Dispute Resolution analysis: Judge Phillips, sitting in the Mercantile Court, dismissed an application by the claimant to amend the claim form, after expiry of the limitation period, to correct the name of the claimant. On appeal the Court of Appeal confirmed that, as provided in CPR 17.4(3), where there is a genuine mistake as to the name of a party—and not one which would cause reasonable doubt as to the identity of the party in question—the judge has discretion to allow the amendment. However, the Court of Appeal reiterated that in its ordinary course as appellate court, it would not disturb such a discretionary case management decision of a first instance judge.

Best Friends Group and another v Barclays Bank plc [2018] EWCA Civ 601 

What are the practical implications of this case?

This case demonstrates that applications to correct a mistake of party name under CPR 17.4(3) should be made promptly as soon as the mistake is discovered. In addition, when seeking to establish that a genuine mistake has been made, evidence from the party concerned will often be necessary to demonstrate how the mistake came about.

The Court of Appeal also re-iterated its stance as an appellate court reviewing discretionary case management decisions—that it will not disturb such decisions unless the judge is shown to have erred in principle or reached a conclusion that was plainly wrong. 

What was the background?  

Mr Bennett ran a number of veterinary practices and was the owner and controller of a company called Best Friends Veterinary Group (BFVG) which ran some of the practices. In 2006, and again in 2008, Mr Bennett in his own name entered into interest rate swap transactions with Barclays Bank (the Bank) in his own name. A claim against the Bank was issued on 20 November 2014 for compensation for consequential loss with the claimant named as ‘Best Friends Group’. The limitation period for the 2006 swap expired on 15 September 2012 and for the two 2008 swaps, on 2 December 2014. It was accepted that there had been a mistake and that Mr Bennett should have been named as the claimant. It was not until September 2016 that those advising Mr Bennett belatedly realised that they would need to make an application under CPR 17.4 to correct the name of the claimant outside the limitation period. Prior to this, and in an attempt to correct the mistake, the claimant had issued an application under CPR 19.5 to add Mr Bennett as a claimant and had made allegations of deliberate concealment by the Bank, which were not ultimately pursued. 

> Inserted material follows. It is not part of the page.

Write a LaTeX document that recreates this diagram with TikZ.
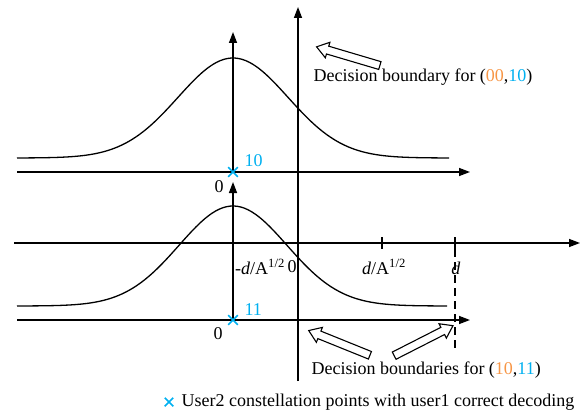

CPR 17.4(3) involves a three-stage test:

1) as the mistake genuine;

2) as it a mistake which would not have caused reasonable doubt as to the identity of the claimant; and

3) if those questions were answered in favour of the applicant, should the court exercise its discretion in favour of the applicant. 

Judge Phillips concluded that there wasn’t a genuine mistake, dismissing the claimant’s submission that the intention had been that Mr Bennett should be the claimant, and the use of 'Best Friends Group' was an honest and genuine mistake by his adviser, who was unaware of the existence of a company with a similar name, BFVG. The second stage of the test was also not satisfied, with there being some doubt as to the true identity of the claimant, there being references to ‘Best Friends Group’, which was similar to BFVG, and due to the fact that the particulars of claim sought damages which were suffered by BFVG and not by Mr Bennett.

Judge Phillips confirmed that, had it been necessary to consider the third stage, he would not have exercised his discretion in Mr Bennett’s favour since there had not been a prompt application to correct the mistake and the claimant has undertaken a series of convoluted processes to maintain and justify its actions, including making a serious allegation of deliberate concealment which was not in the end pursued. In addition, the claimant’s actions had caused months of delay, incurring a huge amount of unnecessary costs. 

The claimant appealed against the order of Judge Phillips.  

What did the Court of Appeal decide?  

The Court of Appeal agreed with Judge Phillips as to the first two stages of the test that:

1) there was insufficient evidence to conclude that there was a genuine mistake, and

2) assuming that if a genuine mistake had been made, it was such as to cause reasonable doubt as to the identity of the party in question.

In doing so, the Court of Appeal noted that there was no evidence from the person who might have been expected to give it – Mr Bennett, who was the person who would best know how his business was conducted.

As to the third stage of the test, the Court of Appeal agreed that the judge was rightly concerned by the delay in making the application, noting that instead of making a prompt application to amend the claim form, the claimant had made an unwarranted allegation of deliberate concealment. 

The Court of Appeal therefore affirmed the order of Judge Phillips and considered that the judge had made a discretionary decision at a case management hearing based on an evaluative judgment of the relevant facts which was ‘clear and comprehensive’.

The Court of Appeal reiterated that, in its ordinary course as appellate court, it would not disturb such a decision, and referred to the most recent authoritative restatement of this well-established approach by Lord Sumption JSC in Barton v Wright Hassall LLP [2018] UKSC 12.